Pimples are a natural part of growing up, but they are definitely not fun, at any age. They can be physically painful, and they can take a toll mentally or emotionally as well. It’s important to teach your kids not only how to treat them, but also how to prevent them in the first place and keep their skin healthy.
Parents can help by teach kids how to keep those pesky pimples at bay. I reached out to the folks at Ottilie & Lulu, mom-owned company offers a line of gentle, natural skin care solutions for teens and tweens, and they offered these skin care tips:
- Wash the face daily.
In teens and tweens, hormones are raging. This can cause oily, greasy skin, and if the face isn’t washed enough, this oil can build up in the pores, causing visible blemishes and pimples. Buy a gentle facial cleanser, and encourage your child to use it once in the morning (before putting on makeup) and once before bed.

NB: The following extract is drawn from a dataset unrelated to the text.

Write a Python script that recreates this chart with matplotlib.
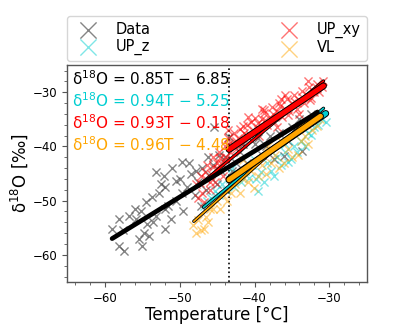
import numpy as np
import matplotlib
matplotlib.use('Agg')
import matplotlib.pyplot as plt
import matplotlib.ticker as mticker
import matplotlib.patheffects as pe

# ── datos ────────────────────────────────────────────────────────────────────
data_T = [-58.1, -59.0, -58.1, -57.4, -54.5, -55.2, -55.4, -55.0, -54.1, -54.4,
          -53.2, -52.1, -52.8, -51.9, -51.5, -51.1, -51.9, -50.5, -49.7, -49.7,
          -53.2, -55.8, -56.8, -53.7, -49.0, -48.5, -48.0, -47.5, -47.0, -46.5,
          -46.0, -45.5, -45.0, -44.5, -45.4, -43.4, -44.0, -43.0, -42.0, -41.0,
          -40.0, -39.0, -38.0, -37.4, -36.1, -33.6, -35.0, -34.0, -32.5, -50.5,
          -49.5, -48.8, -47.2, -52.5, -51.0, -56.0, -57.5, -53.5, -52.0, -54.8,
          -50.0, -47.8, -46.2, -44.8, -42.5, -41.5, -39.5, -38.5, -36.8, -35.5]
data_d = [-53.4, -55.3, -58.4, -59.3, -50.3, -52.0, -57.1, -58.4, -56.6, -54.4,
          -44.8, -45.5, -48.5, -47.4, -51.0, -53.4, -55.3, -46.4, -42.8, -48.5,
          -52.9, -53.4, -52.9, -49.4, -47.5, -45.0, -49.0, -46.5, -44.0, -48.0,
          -45.5, -43.5, -47.0, -44.5, -36.5, -38.3, -42.0, -44.5, -41.0, -43.0,
          -39.5, -41.5, -38.0, -42.4, -41.8, -40.9, -36.5, -35.0, -34.0, -50.0,
          -52.0, -43.0, -51.0, -47.0, -44.0, -51.5, -55.5, -54.0, -51.5, -56.0,
          -46.0, -44.5, -42.0, -41.5, -43.0, -39.5, -38.5, -40.0, -37.5, -39.0]

upz_T = [-46.8, -46.3, -45.8, -45.3, -44.8, -44.3, -43.8, -43.3, -42.8, -42.3,
         -41.8, -41.3, -40.8, -40.3, -39.8, -39.5, -39.1, -38.7, -38.3, -37.8,
         -37.4, -37.0, -36.5, -36.0, -35.5, -35.2, -34.8, -34.3, -33.8, -33.3,
         -32.8, -32.5, -32.0, -31.5, -31.0, -30.5, -43.0, -40.0, -36.0]
upz_d = [-51.0, -50.0, -49.5, -48.2, -49.0, -47.0, -48.0, -46.0, -47.5, -45.0,
         -46.5, -44.5, -45.8, -43.5, -46.0, -48.3, -44.8, -46.6, -43.0, -44.5,
         -45.5, -42.0, -43.5, -41.0, -42.8, -42.4, -40.0, -41.0, -39.0, -40.0,
         -37.5, -37.8, -36.5, -36.0, -35.0, -35.4, -44.0, -42.5, -39.5]

upxy_T = [-47.8, -47.5, -47.2, -47.0, -46.8, -46.5, -46.3, -46.0, -45.8, -45.5,
          -45.3, -45.0, -44.8, -44.5, -44.2, -44.0, -43.8, -43.5, -43.3, -43.0,
          -42.8, -42.5, -42.2, -42.0, -41.7, -41.4, -41.0, -40.8, -40.5, -40.2,
          -40.0, -39.7, -39.4, -39.0, -38.7, -38.4, -38.0, -37.7, -37.4, -37.0,
          -36.7, -36.4, -36.0, -35.7, -35.4, -35.0, -34.7, -34.4, -34.0, -33.7,
          -33.4, -33.0, -32.7, -32.4, -32.0, -31.7, -31.4, -31.0, -30.8, -39.0,
          -36.0, -34.0, -37.0, -40.9, -43.5, -38.7, -36.5, -32.9, -46.0, -45.0,
          -44.0, -42.5, -41.0, -47.3, -46.6, -45.6, -44.6, -43.6, -42.6, -41.6,
          -40.6, -39.6, -38.6, -37.6, -36.6, -35.6, -34.6, -33.6, -32.6, -31.6]
upxy_d = [-47.0, -49.5, -45.5, -48.5, -50.2, -46.0, -43.5, -48.0, -45.0, -42.0,
          -46.5, -44.0, -41.0, -43.0, -45.5, -40.0, -42.0, -38.5, -41.0, -39.5,
          -37.5, -40.5, -38.5, -36.8, -39.5, -37.5, -36.0, -38.5, -35.5, -37.0,
          -34.8, -36.5, -38.0, -35.0, -33.8, -36.0, -34.5, -32.8, -35.5, -33.5,
          -32.0, -34.5, -33.0, -31.2, -33.5, -32.0, -30.5, -33.0, -31.5, -29.8,
          -32.0, -30.5, -29.0, -31.0, -30.0, -28.5, -30.0, -29.0, -28.0, -33.0,
          -30.5, -34.0, -36.5, -34.5, -36.9, -33.2, -31.3, -28.0, -46.5, -43.0,
          -42.5, -39.0, -38.0, -46.8, -44.8, -43.8, -42.2, -39.8, -39.2, -36.2,
          -37.8, -35.6, -35.2, -34.0, -32.6, -34.2, -31.8, -30.8, -31.4, -29.2]

vl_T = [-48.2, -47.8, -47.5, -47.2, -46.8, -46.5, -46.2, -46.0, -45.5, -45.0,
        -44.6, -44.2, -43.7, -43.1, -42.6, -42.0, -41.5, -40.9, -40.5, -40.1,
        -39.5, -39.0, -38.5, -37.8, -37.3, -36.8, -36.1, -35.6, -35.0, -34.2,
        -33.8, -33.2, -32.8, -32.3, -31.6, -31.2, -38.2, -36.5, -41.5]
vl_d = [-54.5, -56.0, -53.5, -55.5, -55.3, -53.0, -54.0, -51.5, -51.6, -50.0,
        -51.5, -49.0, -50.0, -48.5, -47.0, -48.5, -46.0, -46.6, -44.5, -47.6,
        -45.5, -43.5, -45.0, -43.0, -41.5, -44.0, -43.0, -40.5, -42.0, -41.5,
        -39.0, -38.0, -39.5, -36.9, -36.3, -35.0, -40.0, -39.0, -42.5]

series_names = ['Data', 'UP_z', 'UP_xy', 'VL']
series_colors = ['#444444', 'darkturquoise', 'red', 'orange']

# ajustes: pendiente, ordenada y rango de T (T_c = umbral)
T_c = -43.4
fit_slope = [0.85, 0.94, 0.93, 0.96]
fit_icpt = [-6.85, -5.25, -0.18, -4.48]
fit_T0 = [-59.0, T_c, T_c, T_c]
fit_T1 = [-31.6, -30.5, -30.8, -31.2]

# ajustes finos (rango completo de cada serie)
thin_slope = [1.14, 1.16, 1.23]
thin_icpt = [2.15, 7.8, 5.36]
thin_T0 = [-46.8, -47.6, -48.1]
thin_T1 = [-30.8, -30.8, -31.6]

# ── figura ───────────────────────────────────────────────────────────────────
fig = plt.figure(figsize=(3.95, 3.29), dpi=100)
ax = fig.add_axes([0.170, 0.143, 0.759, 0.659])

pts = [(data_T, data_d), (upz_T, upz_d), (upxy_T, upxy_d), (vl_T, vl_d)]
alphas = [0.65, 0.5, 0.55, 0.5]
for (T, d), name, col, a in zip(pts, series_names, series_colors, alphas):
    ax.scatter(T, d, marker='x', s=34, linewidths=1.0, color=col,
               alpha=a, label=name, zorder=2)

# líneas finas con borde negro
for k, col in enumerate(series_colors[1:]):
    tt = np.array([thin_T0[k], thin_T1[k]])
    ax.plot(tt, thin_slope[k] * tt + thin_icpt[k], color=col, lw=1.2,
            solid_capstyle='round', zorder=3,
            path_effects=[pe.Stroke(linewidth=2.4, foreground='black'),
                          pe.Normal()])

# líneas gruesas
tt = np.array([fit_T0[0], fit_T1[0]])
ax.plot(tt, fit_slope[0] * tt + fit_icpt[0], color='black', lw=3.4,
        solid_capstyle='round', zorder=4)
for k in [1, 2, 3]:
    tt = np.array([fit_T0[k], fit_T1[k]])
    ax.plot(tt, fit_slope[k] * tt + fit_icpt[k], color=series_colors[k],
            lw=3.6, solid_capstyle='round', zorder=4 + k,
            path_effects=[pe.Stroke(linewidth=5.0, foreground='black'),
                          pe.Normal()])

ax.axvline(T_c, color='black', ls=':', lw=1.2, zorder=1)

# ecuaciones
for k in range(4):
    col = 'black' if k == 0 else series_colors[k]
    ax.text(0.015, 0.94 - 0.1015 * k,
            'δ$^{18}$O = %.2fT − %.2f' % (fit_slope[k], -fit_icpt[k]),
            transform=ax.transAxes, color=col, fontsize=11,
            ha='left', va='center', zorder=10)

ax.set_xlim(-65, -25)
ax.set_ylim(-65, -25)
ax.set_xticks([-60, -50, -40, -30])
ax.set_yticks([-60, -50, -40, -30])
ax.xaxis.set_minor_locator(mticker.AutoMinorLocator(5))
ax.yaxis.set_minor_locator(mticker.AutoMinorLocator(5))
ax.tick_params(which='major', labelsize=8.5, length=3.5, width=0.8, color='#555555')
ax.tick_params(which='minor', length=2, width=0.6, color='#555555')
for s in ax.spines.values():
    s.set_color('#555555')
    s.set_linewidth(1.0)

ax.set_xlabel('Temperature [°C]', fontsize=12, labelpad=1)
ax.set_ylabel('δ$^{18}$O [‰]', fontsize=12, labelpad=2)

leg = ax.legend(loc='lower left', bbox_to_anchor=(0, 1.018, 1, 0.2),
                mode='expand', ncol=2, fontsize=10.5, markerscale=2.0,
                borderaxespad=0, handletextpad=0.9, labelspacing=0.15)

fig.savefig('out.png', dpi=100)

- Be diligent around the T-zone.
The T-zone is the danger zone when it comes to pimples. It’s the T-shaped area that includes the forehead, the bridge of the nose and the chin—areas that are particularly prone to acne. Give your child some handy, on-the-go facial wipes with guidance on how to wipe down the T-zone regularly—at least once or twice during the school day. It will do wonders for keeping pimples away.
- Keep hair clean.
This might sound unrelated, but dirty, oily hair can actually cause pimples, too—especially on the upper part of the forehead. Washing hair at least once a day can help prevent this. If your child plays sports or gets particularly sweaty during the day, encourage him or her to wear a sweatband or headband to keep that oily residue from touching the face.
In the event pimples do crop up, encourage your son or daughter to be gentle. Pinching, squeezing and popping are only going to irritate the skin more, and this can even make the acne look more noticeable and cause permanent scarring. In fact, my dermatologist urges kids to not pop pimples, ever.

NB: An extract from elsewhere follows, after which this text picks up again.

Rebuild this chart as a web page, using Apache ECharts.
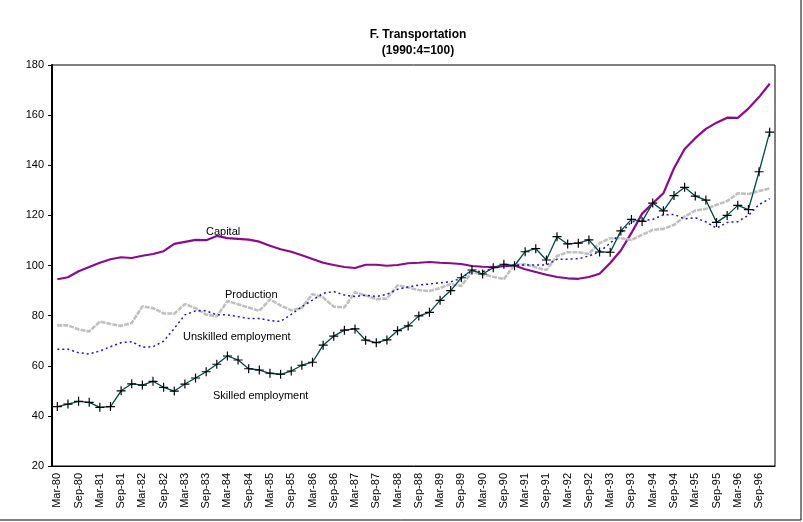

When dealing with pimple, try a gentle spot treatment—one that has natural, calming ingredients and NO salicylic acid or benzoyl peroxide, which can dry out and further irritate delicate young skin. (I wish I had known that back when I was a kid!)

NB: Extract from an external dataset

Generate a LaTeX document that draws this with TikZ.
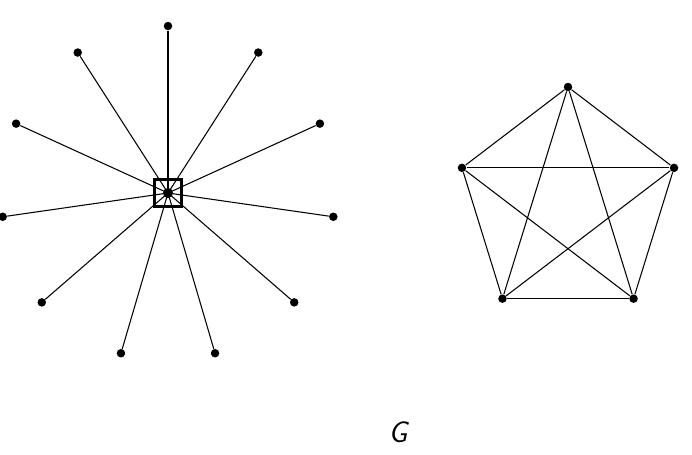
\documentclass[tikz,border=0pt]{standalone}
\usetikzlibrary{positioning,calc}

\begin{document}
\begin{tikzpicture}[
  vert/.style={circle, fill=black, minimum size=0.17cm, inner sep=0pt},
  hubbox/.style={rectangle, draw=black, line width=1.3pt, minimum size=0.54cm, inner sep=0pt},
  edge/.style={line width=0.6pt}
]
  \useasboundingbox (0,0) rectangle (13.84,-9.08);
  % star
  \coordinate (c) at (3.36,-3.86);
  \foreach \k in {0,...,10}
    \node[vert] (s\k) at ($(c)+({90+\k*360/11}:3.34)$) {};
  \foreach \k in {0,...,10}
    \draw[edge] (s\k) -- (c);
  \node[vert, minimum size=0.2cm] (hub) at (c) {};
  \node[hubbox] (box) at (c) {};
  % complete graph on five vertices
  \coordinate (p) at (11.36,-4.08);
  \foreach \k in {0,...,4}
    \node[vert] (k\k) at ($(p)+({90+\k*72}:2.23 and 2.34)$) {};
  \foreach \i in {0,...,3} {
    \pgfmathtruncatemacro\nxt{\i+1}
    \foreach \j in {\nxt,...,4}
      \draw[edge] (k\i) -- (k\j);
  }
  % label
  \node[font=\fontsize{17}{20}\selectfont\sffamily\itshape] (lbl) at (7.96,-8.64) {G};
\end{tikzpicture}
\end{document}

Teaching your child these guidelines early on will help promote healthy skin for many years to come, and help increase your child’s confidence so he or she can focus on what’s important: family, friends, learning, growing and having fun. That said, puberty can bring on a whole host of issues, and acne can be really problematic. If skin issues are impacting your child, don't be afraid to seek out help from a medical professional.